You might want to change "args" in the apache.register_cleanup()
function to be "data", to match existing documentation for other similar
methods. Use of "args" gives an impression that it is multiple values in
a list/tuple whereas in practice is a single value of any type. I used
"data" in my updated version in JIRA followup but probably didn't make
it clear enough in associated comments that the parameter name should
be changed as well as the default value. :-)
Ie., use:
def register_cleanup(handler,data=None):
_apache.register_cleanup(_interpreter,_server,handler,data)
On 06/08/2005, at 7:17 PM, Nicolas Lehuen (JIRA) wrote:
[ http://issues.apache.org/jira/browse/MODPYTHON-37?page=all ]
Nicolas Lehuen resolved MODPYTHON-37:
-------------------------------------
Fix Version: 3.2.0
Resolution: Fixed
I have integrated Graham's patch (with data=None instead of data=()).
I have also added a unit test to check whether the new
apache.register_cleanup funciton works correctly?

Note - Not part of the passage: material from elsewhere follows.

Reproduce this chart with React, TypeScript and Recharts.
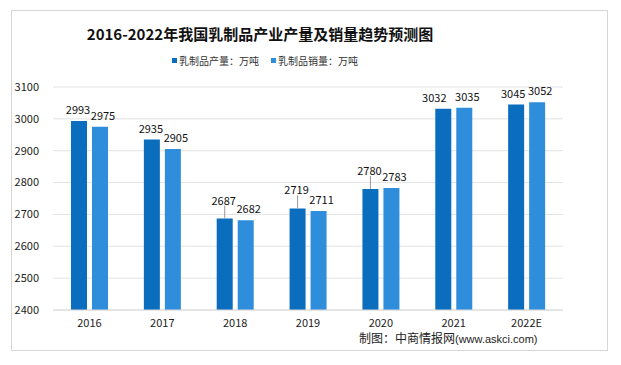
import { BarChart, Bar, XAxis, YAxis, CartesianGrid, LabelList } from "recharts";

const YEARS = ["2016", "2017", "2018", "2019", "2020", "2021", "2022E"];
const OUTPUT = [2993, 2935, 2687, 2719, 2780, 3032, 3045];
const SALES = [2975, 2905, 2682, 2711, 2783, 3035, 3052];
const Y_TICKS = [2400, 2500, 2600, 2700, 2800, 2900, 3000, 3100];

const DARK = "#0B6DBE";
const LIGHT = "#2E8EDB";
const FONT = "'Noto Sans CJK SC', 'Liberation Sans', sans-serif";

// dark labels that sit higher with a small leader line
const LIFTED = new Set([2, 3, 4]);
// dark labels nudged left so they clear the neighbour
const NUDGED = new Set([5, 6]);

const data = YEARS.map((year, i) => ({ year, output: OUTPUT[i], sales: SALES[i] }));

function makeLabel(kind: "output" | "sales") {
  return (props: any) => {
    const { x, y, width, value, index } = props;
    const barMid = Number(x) + Number(width) / 2;
    let dx = kind === "sales" ? 3 : -1;
    if (kind === "output" && NUDGED.has(index)) dx = index === 5 ? -9 : -3;
    const cx = barMid + dx;
    const lifted = kind === "output" && LIFTED.has(index);
    const lift = lifted ? 19 : 12;
    return (
      <g>
        {lifted && (
          <line x1={barMid} y1={Number(y)} x2={barMid} y2={Number(y) - lift + 6} stroke="#999" strokeWidth={1} />
        )}
        <text
          x={cx}
          y={Number(y) - lift}
          textAnchor="middle"
          dominantBaseline="central"
          fontSize={11}
          fill="#111"
          fontFamily={FONT}
        >
          {value}
        </text>
      </g>
    );
  };
}

export default function App() {
  return (
    <div style={{ position: "relative", left: -8, top: -8, width: 621, height: 365, background: "#fff", fontFamily: FONT }}>
      <div
        style={{
          position: "absolute",
          left: 11,
          top: 10,
          width: 597,
          height: 341,
          border: "1px solid #D6D6D6",
          boxSizing: "border-box",
        }}
      />
      <div
        style={{
          position: "absolute",
          left: 0,
          top: 23,
          width: 520,
          textAlign: "center",
          fontSize: 15,
          fontWeight: 700,
          color: "#111",
        }}
      >
        2016-2022年我国乳制品产业产量及销量趋势预测图
      </div>
      <div
        style={{
          position: "absolute",
          left: 172,
          top: 53,
          display: "flex",
          gap: 12,
          fontSize: 10,
          color: "#333",
        }}
      >
        <span style={{ display: "flex", alignItems: "center", gap: 2 }}>
          <span style={{ width: 5, height: 5, background: DARK, display: "inline-block" }} />
          乳制品产量：万吨
        </span>
        <span style={{ display: "flex", alignItems: "center", gap: 2 }}>
          <span style={{ width: 5, height: 5, background: LIGHT, display: "inline-block" }} />
          乳制品销量：万吨
        </span>
      </div>
      <div style={{ position: "absolute", left: 0, top: 0 }}>
        <BarChart
          width={621}
          height={365}
          data={data}
          margin={{ top: 87, right: 58, left: 13, bottom: 25 }}
          barCategoryGap={18}
          barGap={5}
        >
          <CartesianGrid vertical={false} stroke="#E3E3E3" />
          <XAxis
            dataKey="year"
            tickLine={false}
            axisLine={{ stroke: "#D9D9D9" }}
            tick={{ fontSize: 11, fill: "#222", fontFamily: FONT }}
            tickMargin={3}
            height={30}
          />
          <YAxis
            domain={[2400, 3100]}
            ticks={Y_TICKS}
            width={40}
            tickLine={false}
            axisLine={false}
            tick={{ fontSize: 11, fill: "#222", fontFamily: FONT }}
            tickMargin={8}
            interval={0}
          />
          <Bar dataKey="output" fill={DARK} isAnimationActive={false}>
            <LabelList dataKey="output" content={makeLabel("output")} />
          </Bar>
          <Bar dataKey="sales" fill={LIGHT} isAnimationActive={false}>
            <LabelList dataKey="sales" content={makeLabel("sales")} />
          </Bar>
        </BarChart>
      </div>
      <div
        style={{
          position: "absolute",
          left: 359,
          top: 331,
          fontSize: 12,
          lineHeight: "14px",
          color: "#222",
          whiteSpace: "nowrap",
        }}
      >
        制图：中商情报网<span style={{ fontFamily: "'Liberation Sans', sans-serif", fontSize: 11 }}>(www.askci.com)</span>
      </div>
    </div>
  );
}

I ran the unit test
and everything seems OK, there is no regression and the new function
is OK.
Add apache.register_cleanup().
------------------------------
Key: MODPYTHON-37
URL: http://issues.apache.org/jira/browse/MODPYTHON-37
Project: mod_python
Type: New Feature
Components: core
Versions: 3.1.4
Reporter: Graham Dumpleton
Priority: Minor
Fix For: 3.2.0
Attachments: register_cleanup.diff.txt
The only way to register cleanup methods to be executed upon child
termination
is through req.server.register_cleanup(). Since the cleanup method
isn't specific
to a request, it seems that there should also be an
apache.register_cleanup(). This
would allow cleanup function registration upon child termination to
be done from
a module imported using the PythonImport directive.